Le Champagne Perrier-Jouët rosé 1966 a une couleur qui m’inquiète un peu, car elle vire vers le marron. Le nez est superbe. La bulle a presque totalement disparu et le goût, avec un peu d’aération, est radicalement charmeur. Plus le temps passe et plus l’impression de la complexité de ce champagne s’affirme. On l’imagine en compagnon idéal de folies gastronomiques et je verrais bien un pigeon juste rosé sur ce beau champagne. Mais le temps passant, le charme agit moins. Me remémorant de magistraux rosés de cette maison et de cette même année, il me semble qu’on est très loin de ce que ce champagne peut offrir.
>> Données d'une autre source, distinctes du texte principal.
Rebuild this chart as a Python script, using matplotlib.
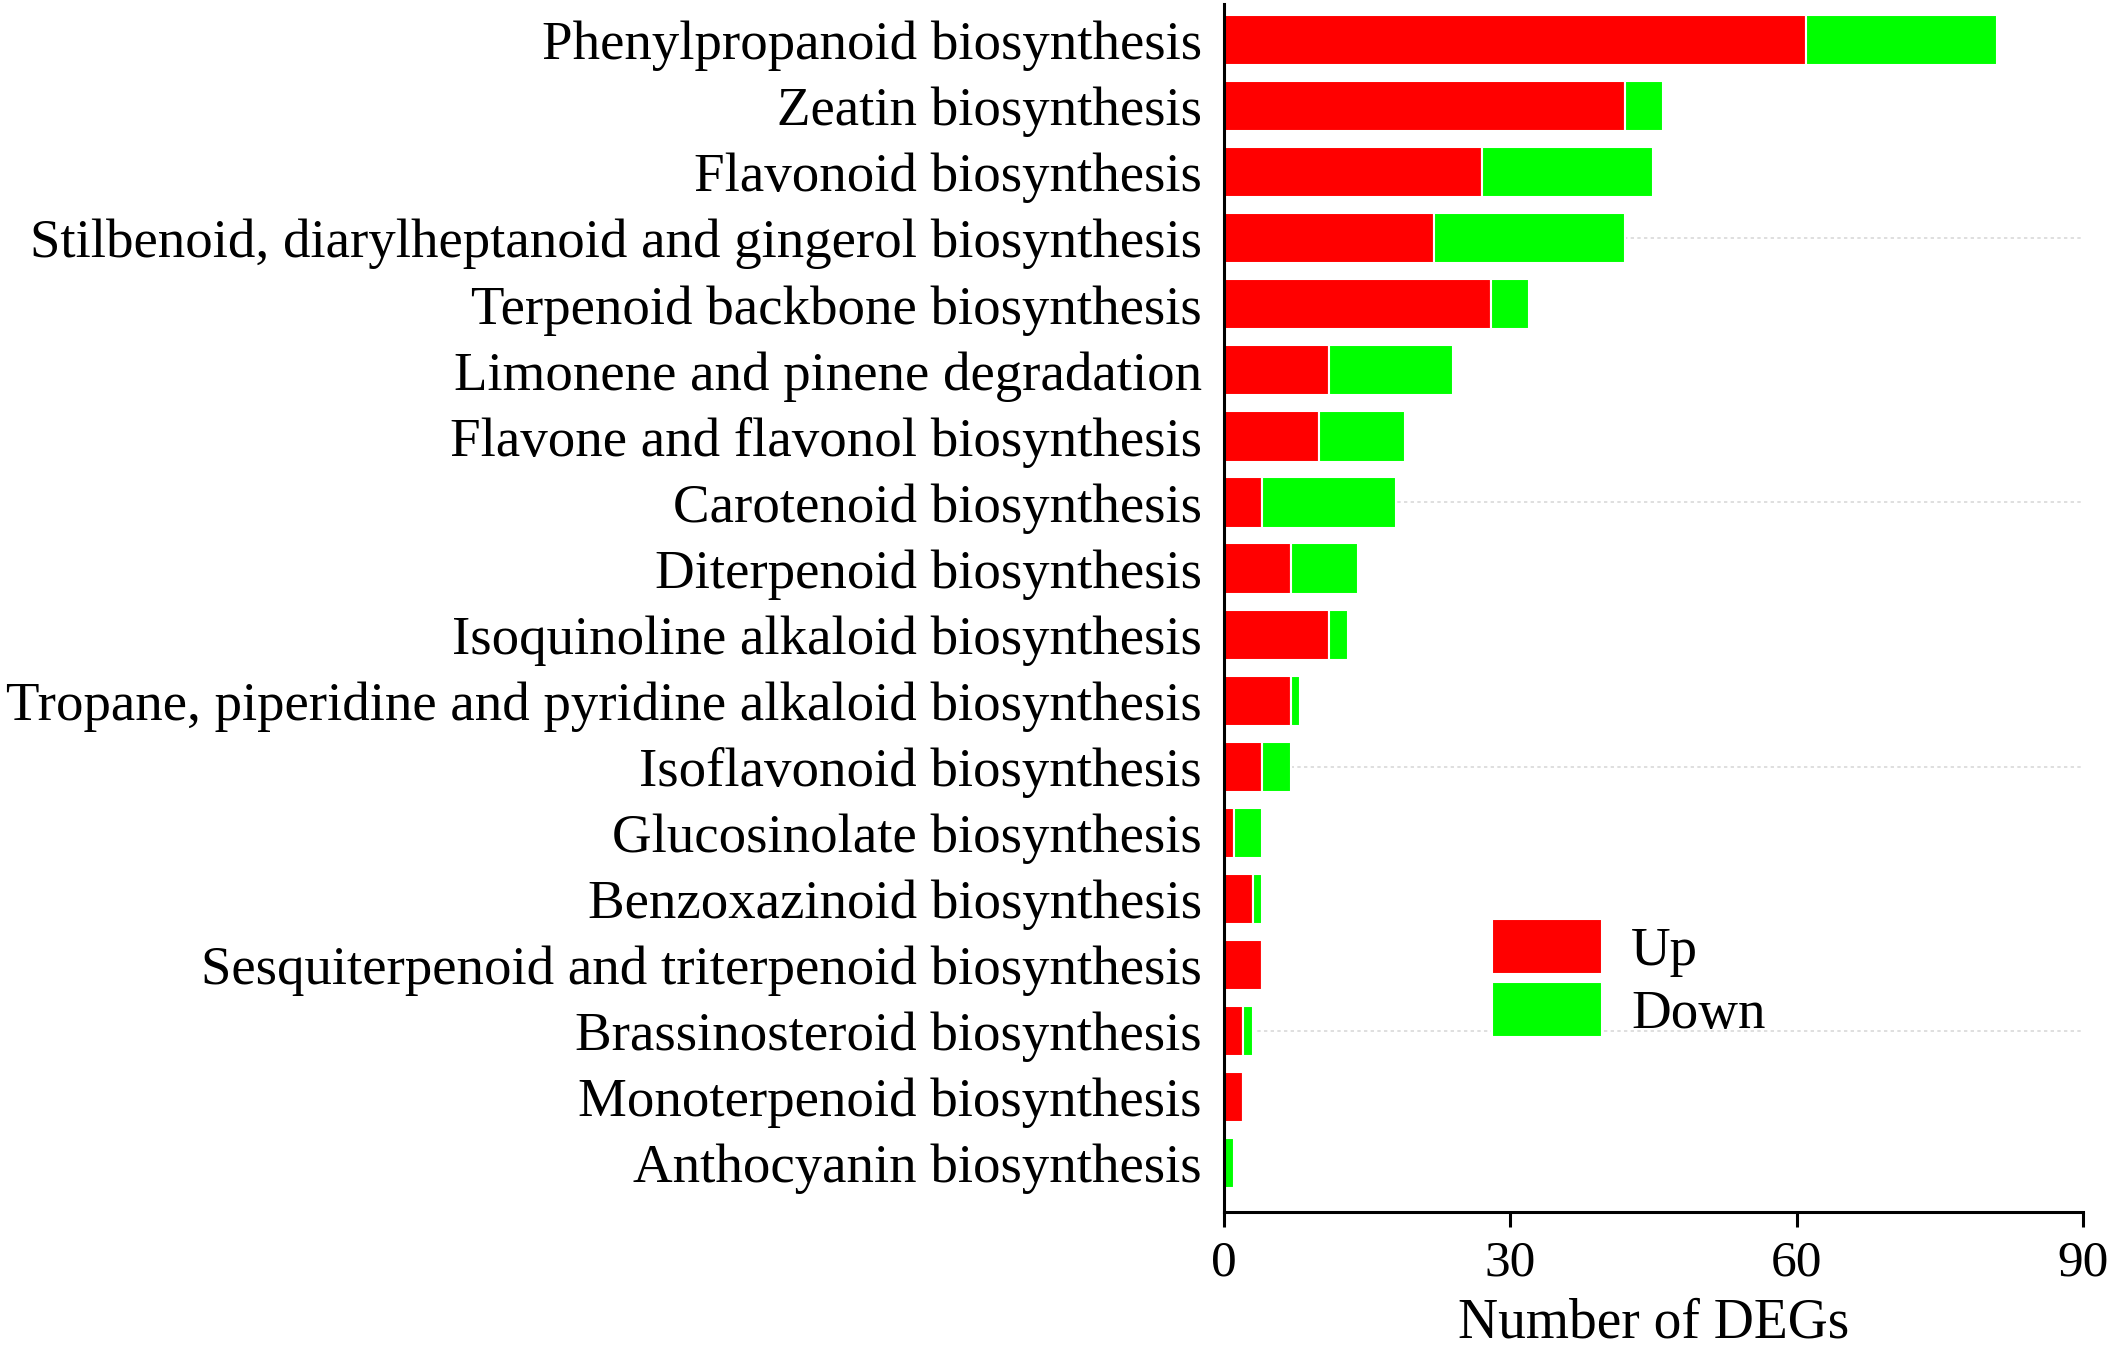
import matplotlib
matplotlib.use('Agg')
import matplotlib.pyplot as plt
import numpy as np

plt.rcParams['font.family'] = ['Liberation Serif', 'DejaVu Serif']

pathways = ['Phenylpropanoid biosynthesis',
            'Zeatin biosynthesis',
            'Flavonoid biosynthesis',
            'Stilbenoid, diarylheptanoid and gingerol biosynthesis',
            'Terpenoid backbone biosynthesis',
            'Limonene and pinene degradation',
            'Flavone and flavonol biosynthesis',
            'Carotenoid biosynthesis',
            'Diterpenoid biosynthesis',
            'Isoquinoline alkaloid biosynthesis',
            'Tropane, piperidine and pyridine alkaloid biosynthesis',
            'Isoflavonoid biosynthesis',
            'Glucosinolate biosynthesis',
            'Benzoxazinoid biosynthesis',
            'Sesquiterpenoid and triterpenoid biosynthesis',
            'Brassinosteroid biosynthesis',
            'Monoterpenoid biosynthesis',
            'Anthocyanin biosynthesis']
up = [61, 42, 27, 22, 28, 11, 10, 4, 7, 11, 7, 4, 1, 3, 4, 2, 2, 0]
down = [20, 4, 18, 20, 4, 13, 9, 14, 7, 2, 1, 3, 3, 1, 0, 1, 0, 1]
xticks = [0, 30, 60, 90]

fig = plt.figure(figsize=(21.11, 13.48), dpi=100)
ax = fig.add_axes([0.5798, 0.1009, 0.4069, 0.8961])

y = np.arange(len(pathways))
# faint dotted guide lines every 4th row
for i in range(3, len(pathways), 4):
    ax.axhline(i, color='#d9d9d9', lw=1.2, ls=(0, (2, 2)), zorder=0)

ax.barh(y, up, height=0.76, color='#ff0000', edgecolor='white', linewidth=1.5, label='Up', zorder=2)
ax.barh(y, down, left=up, height=0.76, color='#00ff00', edgecolor='white', linewidth=1.5, label='Down', zorder=2)

ax.set_ylim(17.74, -0.545)
ax.set_xlim(0, 90)
ax.set_yticks(y)
ax.set_yticklabels(pathways, fontsize=39.5)
ax.set_xticks(xticks)
ax.set_xticklabels([str(t) for t in xticks], fontsize=37)
ax.tick_params(axis='y', length=0, pad=16)
ax.tick_params(axis='x', length=11, width=2.2, pad=9, direction='out')
for s in ['top', 'right']:
    ax.spines[s].set_visible(False)
for s in ['left', 'bottom']:
    ax.spines[s].set_linewidth(2.2)
ax.set_xlabel('Number of DEGs', fontsize=40, labelpad=8)

leg = ax.legend(loc='upper left', bbox_to_anchor=(0.28, 0.265), frameon=False, fontsize=39.5,
                borderpad=0, handlelength=2.0, handleheight=1.17, handletextpad=0.54,
                labelspacing=0.08)

fig.savefig('out.png', dpi=100)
Le Château Laville Haut-Brion 1979 a un parfum impérial. Pénétrant, envoûtant et racé, il impressionne. Sa couleur est d’une folle jeunesse, car il est encore d’une clarté juvénile. En bouche, ce qui frappe, c’est son extrême longueur. Ce blanc est magnifique, en pleine sérénité, donnant des notes mentholées dans le final et des fleurs blanches au milieu de palais. Le vin est splendide, mais par un soir de canicule, dès que le vin se réchauffe, une impression glycérinée bloque tout le talent de ce grand vin.
Les petits farcis jouent poliment leur rôle de faire-valoir en ânonnant leur texte.
On sait bien qu’il faudrait cesser de boire des grands vins dans les chaleurs de l’été caniculaires. Mais si on est condamné à ne plus fêter un petit-fils, alors, oublions vite toute sagesse.